Former MEGADETH guitarist Marty Friedman has set "Inferno" as the title of his new solo album, due in early 2014 via Prosthetic Records. The CD will be the 50-year-old musician's first collection of material recorded for the U.S. market since 2003's "Music For Speeding". Among the guest collaborators set to appear on the effort are CHILDREN OF BODOM's Alexi Laiho, REVOCATION's Dave Davidson, acoustic flamenco-metal hybridists RODRIGO Y GABRIELA and Friedman's pre-MEGADETH bandmate in CACOPHONY, Jason Becker.

Speaking to Guitar World magazine, Friedman said: Each of the guests on this record took a song from scratch — they would write it and then I would arrange it and add my parts to it. That way we were both invested in it and it's a little bit of a deeper experience."

Friedman described the new album as the most "Marty" record has has done in years. "I figured if I was going to come back to America, I was going to come back big and give people something they want out of me," he told the magazine. "And I know that what they want is not some avant-garde thing. What they want is just the most intense writing and playing I can do."

That said, Friedman made it clear that fans should not expect anything that resembles the music he recorded with MEGADETH and CACOPHONY. "It definitely doesn't sound like that stuff, if only because my playing has a thousand times more richness and deepness and intensity than what I was able to do with the chops I had back then," he said. "Truthfully, I can't even listen to a lot of my old material. Some of the ideas were good, but the execution was just absolutely unacceptable."

He continued: "I will say that a lot of the same spirit I had back in the day is coming back into play now, on this record. That idea of just going completely balls-out with my playing I there again. It's kind of a childish way to think, but my goal on this record was just to go completely ape shit and smoke everything else I've ever done."

During a recent interview with the "Metal Assault" radio show, Friedman said about "Inferno": "The idea that got me into doing this American thing is this record company, Prosthetic, put together kind of a list of the people who have said good things about me in the press in America. And I don't really follow what's going on outside of Japan, so I kind of really didn't know. The Prosthetic guys made this big list of all these people and they wrote this wonderful stuff about me. And I was literally drawn to tears with what these guys were saying, and how they were influenced by me, and just the stuff that they were saying about my music in detail and my playing. And I was really blown away, 'cause I really don't follow a lot of that — what people say in the press. And it was just so nice to see it in print and to check out the guys who were saying it.

"There's so many great musicians in metal nowadays — more so than back in the '90s. Metal has really evolved into something cool, and I'm really interested in it much more now than when I was playing in MEGADETH.

"When I was in MEGADETH, I thought we were the best, and that was it. Now there's a lot of great bands, and when some of these new bands come back and say, 'I listen to a lot of Marty's stuff,' really, it's a big deal for me.

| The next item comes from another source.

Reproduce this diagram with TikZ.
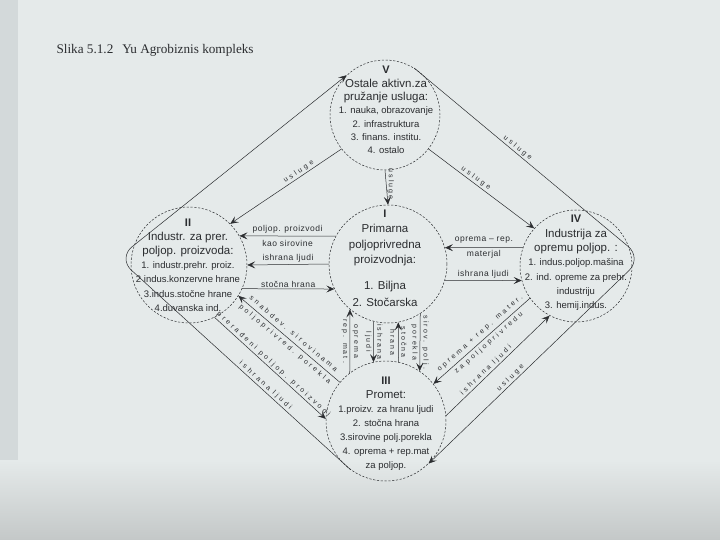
\documentclass[tikz,border=0pt]{standalone}
\usepackage{fontspec}
\setmainfont{Liberation Sans}
\newfontfamily\titlefont{Liberation Serif}
\newfontfamily\lblfont[LetterSpace=6]{Liberation Sans}
\newfontfamily\dfont[LetterSpace=40]{Liberation Sans}
\newfontfamily\vfont[LetterSpace=30]{Liberation Sans}
\newcommand\chead{\fontsize{11.5}{13}\selectfont}
\newcommand\rnum{\bfseries\fontsize{11}{13}\selectfont}
\usetikzlibrary{arrows.meta}
\definecolor{paper}{HTML}{E5EAEA}
\definecolor{paperdark}{HTML}{C4C8C8}
\definecolor{strip}{HTML}{D3D9DA}
\definecolor{ink}{HTML}{2B2D30}
\begin{document}
\begin{tikzpicture}[x=1pt,y=-1pt,
  circ/.style={circle, draw=ink, line width=0.5pt, dash pattern=on 2.2pt off 1.6pt, minimum size=#1, inner sep=0pt},
  conn/.style={draw=ink, line width=0.5pt},
  arr/.style={-{Stealth[length=8pt,width=7pt,inset=3.5pt]}},
  ctext/.style={align=center, text=ink, font=\fontsize{9.5}{#1}\selectfont, inner sep=0pt},
  hlbl/.style={text=ink, font=\lblfont\fontsize{8.5}{15}\selectfont, align=center, inner sep=1.5pt},
  dlbl/.style={text=ink, font=\dfont\fontsize{7}{13}\selectfont, align=center, sloped, inner sep=1.5pt},
  vlbl/.style={text=ink, font=\vfont\fontsize{7}{11}\selectfont, align=center, rotate=-90, inner sep=1pt},
]
\useasboundingbox (0,0) rectangle (720,540);
\fill[paper] (0,0) rectangle (720,540);
\fill[strip] (0,0) rectangle (18,540);
\shade[top color=paper, bottom color=paperdark] (0,460) rectangle (720,540);

\node[anchor=west, text=ink, font=\titlefont\fontsize{13.2}{15}\selectfont] (title) at (53,50) {Slika 5.1.2\hspace{9pt}Yu Agrobiznis kompleks};

% circles
\node[circ=110pt] (V) at (385,115) {};
\node[circ=116pt] (II) at (189,265) {};
\node[circ=118pt] (I) at (388,264) {};
\node[circ=112pt] (IV) at (576,266) {};
\node[circ=120pt] (III) at (386,421) {};

% circle texts
\node[ctext=13.3] (Vt) at (386,110) {{\rnum V}\\{\chead Ostale aktivn.za}\\{\chead pružanje usluga:}\\1. nauka, obrazovanje\\2. infrastruktura\\3. finans. institu.\\4. ostalo};
\node[ctext=14.2] (IIt) at (188,265) {{\rnum II}\\{\chead Industr. za prer.}\\{\chead poljop. proizvoda:}\\1. industr.prehr. proiz.\\2 indus.konzervne hrane\\3.indus.stočne hrane\\4.duvanska ind.};
\node[ctext=15.5] (It) at (385,258) {{\rnum I}\\{\chead Primarna}\\{\chead poljoprivredna}\\{\chead proizvodnja:}\\[10pt]{\chead 1. Biljna}\\[1.5pt]{\chead 2. Stočarska}};
\node[ctext=14.3] (IVt) at (576,263) {{\rnum IV}\\{\chead Industrija za}\\{\chead opremu poljop. :}\\1. indus.poljop.mašina\\2. ind. opreme za prehr.\\industriju\\3. hemij.indus.};
\node[ctext=14] (IIIt) at (386,424) {{\rnum III}\\{\chead Promet:}\\1.proizv. za hranu ljudi\\2. stočna hrana\\3.sirovine polj.porekla\\4. oprema + rep.mat\\za poljop.};

% V -> I
\draw[conn, arr] (V.-90) -- (I.90) node[vlbl, pos=0.4, anchor=south] {usluge};

% I <-> II
\draw[conn, arr] (I.152) -- (II.30) node[hlbl, midway] {poljop. proizvodi\\kao sirovine};
\draw[conn, arr] (I.180) -- (II.0) node[hlbl, midway, above] {ishrana ljudi};
\draw[conn, arr] (II.-24) -- (I.-155) node[hlbl, midway, above] {stočna hrana};

% I <-> IV
\draw[conn, arr] (IV.161) -- (I.16) node[hlbl, midway] {oprema – rep.\\materjal};
\draw[conn, arr] (I.-16) -- (IV.-165) node[hlbl, midway, above] {ishrana ljudi};

% inner V links
\draw[conn, arr] (V.-142) -- (II.45) node[dlbl, pos=0.36, above] {usluge};
\draw[conn, arr] (V.-38) -- (IV.138) node[dlbl, pos=0.42, above] {usluge};

% outer links
\coordinate (Lv) at (118,258);
\coordinate (Rv) at (642,258);
\draw[conn, arr, rounded corners=18pt] (III.-126) -- node[dlbl, pos=0.38, above] {ishrana ljudi} (Lv) -- (V.134);
\draw[conn, arr, rounded corners=18pt] (V.58) -- node[dlbl, pos=0.44, above] {usluge} (Rv) -- node[dlbl, pos=0.6, above] {usluge} (III.-45);

% II <-> III
\draw[conn, arr] (III.140) -- (II.-32) node[dlbl, midway] {snabdev. sirovinama\\poljoprivred. porekla};
\draw[conn, arr] (II.-64) -- (III.178) node[dlbl, pos=0.5, above] {prerađeni poljop. proizvodi};

% IV <-> III
\draw[conn, arr] (IV.-145) -- (III.38) node[dlbl, pos=0.47] {oprema + rep. mater.\\za poljoprivredu};
\draw[conn, arr] (III.5) -- (IV.-118) node[dlbl, pos=0.42, above] {ishrana ljudi};

% I <-> III
\draw[conn, arr] (III.127) -- (I.-130) node[vlbl, midway] {oprema\\rep. mat.};
\draw[conn, arr] (I.-104) -- (III.102) node[vlbl, midway] {ishrana\\ljudi};
\draw[conn, arr] (III.78) -- (I.-80) node[vlbl, midway] {stočna\\hrana};
\draw[conn, arr] (I.-57) -- (III.56) node[vlbl, midway] {sirov. polj.\\porekla};
\end{tikzpicture}
\end{document}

So that kind of got me inspired to do collaborations with some of these great people, as well as doing the most intense, revved up version of Marty's stuff. So a lot of these great people that I've wanted to collaborate with, I'm actually collaborating with them on my new record."

Friedman also elaborated on the musical direction he wanted to take with "Inferno", telling "Metal Asault": I rarely listen to my previous stuff, but sometimes I listen back to it and see what was going on. And a song called 'Forbidden City' kind of made me think, 'I'm really still happy with this song, even though it was recorded a long, long time ago. I wanted to do something, not along the lines of 'Forbidden City', but much more intense, because that was a long time ago, and I've come so far since then, and I can do so much more, and I know how to do that kind of thing so much better than I did back then. So I wanted to do kind of like the 2014 version of just the deeper, heavier, more intense version of that kind of 'Forbidden City' kind of mood. And I remember, that type of mood was very, very uncommercial at that time, so it's probably way more uncommercial now, but it's just like, the hell with it, I'm just doing it my way. So that's kind of the theme of whole album — just all abandon, all bets off, just go crazy."